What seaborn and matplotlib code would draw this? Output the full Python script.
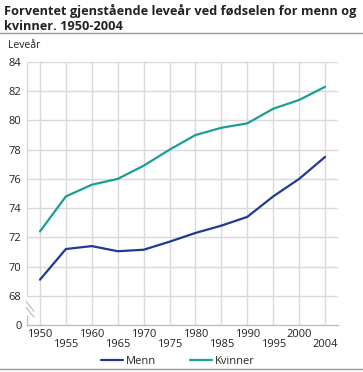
import matplotlib
matplotlib.use("Agg")
import matplotlib.pyplot as plt
from matplotlib.lines import Line2D
import seaborn as sns
import pandas as pd

years = ["1950", "1955", "1960", "1965", "1970", "1975", "1980", "1985", "1990", "1995", "2000", "2004"]
menn = [69.1, 71.2, 71.4, 71.05, 71.15, 71.7, 72.3, 72.8, 73.4, 74.8, 76.0, 77.5]
kvinner = [72.4, 74.8, 75.6, 76.0, 76.9, 78.0, 79.0, 79.5, 79.8, 80.8, 81.4, 82.3]
series_names = ["Menn", "Kvinner"]
colors = ["#1f3a93", "#1a9e9a"]
ytick_vals = [66, 68, 70, 72, 74, 76, 78, 80, 82, 84]
ytick_labels = ["0", "68", "70", "72", "74", "76", "78", "80", "82", "84"]

df = pd.concat([
    pd.DataFrame({"År": years, "Leveår": menn, "Kjønn": series_names[0]}),
    pd.DataFrame({"År": years, "Leveår": kvinner, "Kjønn": series_names[1]}),
])

sns.set_theme(style="white")
plt.rcParams["font.family"] = ["Open Sans", "DejaVu Sans"]

fig = plt.figure(figsize=(3.63, 3.72), dpi=100)
ax = fig.add_axes([27 / 363, 1 - 325 / 372, (338 - 27) / 363, (325 - 62) / 372])

grid_c = "#d9d9d9"
sns.lineplot(data=df, x="År", y="Leveår", hue="Kjønn", palette=colors,
             linewidth=1.6, ax=ax, legend=False, sort=False, zorder=3)

ax.set_xlim(-0.5, len(years) - 0.5)
ax.set_ylim(66, 84)
ax.set_yticks(ytick_vals)
ax.set_yticklabels(ytick_labels, fontsize=8, color="#222222")
ax.set_xticks(range(len(years)))
ax.set_xticklabels(years, fontsize=8, color="#222222")
ax.tick_params(axis="both", length=0)
ax.tick_params(axis="y", pad=4)
for i, t in enumerate(ax.xaxis.get_major_ticks()):
    t.set_pad(3.2 if i % 2 == 0 else 9.8)
ax.set_xlabel("")
ax.set_ylabel("")

# gridlines
for v in ytick_vals[1:]:
    ax.axhline(v, color=grid_c, lw=1.0, zorder=1)
for i in range(len(years)):
    ax.axvline(i, color=grid_c, lw=1.0, zorder=1)

for s in ["top", "right", "left"]:
    ax.spines[s].set_visible(False)
ax.spines["bottom"].set_color("#bfbfbf")
ax.spines["bottom"].set_linewidth(1.0)

# left axis line with break
yt = ax.get_yaxis_transform()
ax.plot([0, 0], [68, 84], transform=yt, color=grid_c, lw=1.0, clip_on=False, zorder=1)
ax.plot([0, 0], [66, 66.6], transform=yt, color="#bfbfbf", lw=1.0, clip_on=False, zorder=1)
for dy in (0, 0.4):
    ax.plot([-0.003, 0.022], [67.6 - dy, 66.95 - dy], transform=yt, color="#bfbfbf",
            lw=0.9, clip_on=False, zorder=1)

# title
fig.text(4 / 363, 1 - 4 / 372, "Forventet gjenstående leveår ved fødselen for menn og\nkvinner. 1950-2004",
         ha="left", va="top", fontsize=9.2, fontweight="bold", color="#222222", linespacing=1.15)
fig.add_artist(Line2D([0, 1], [1 - 33 / 372, 1 - 33 / 372], color="#999999", lw=1.0))
fig.add_artist(Line2D([0, 1], [1 - 369 / 372, 1 - 369 / 372], color="#999999", lw=1.0))
fig.text(8 / 363, 1 - 45 / 372, "Leveår", ha="left", va="center", fontsize=7.5, color="#222222")

handles = [Line2D([], [], color=c, lw=1.6) for c in colors]
fig.legend(handles, series_names, loc="center", bbox_to_anchor=(0.49, 1 - 361 / 372),
           ncol=2, frameon=False, fontsize=8, handlelength=2.0, columnspacing=3.0,
           handletextpad=0.3, borderaxespad=0)

fig.savefig("out.png", dpi=100)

» Given exercise
From the first line above through the line containing "import pandas as pd", copy everything exactly, without the pictures.

» The answer
What seaborn and matplotlib code would draw this? Output the full Python script.
import matplotlib
matplotlib.use("Agg")
import matplotlib.pyplot as plt
from matplotlib.lines import Line2D
import seaborn as sns
import pandas as pd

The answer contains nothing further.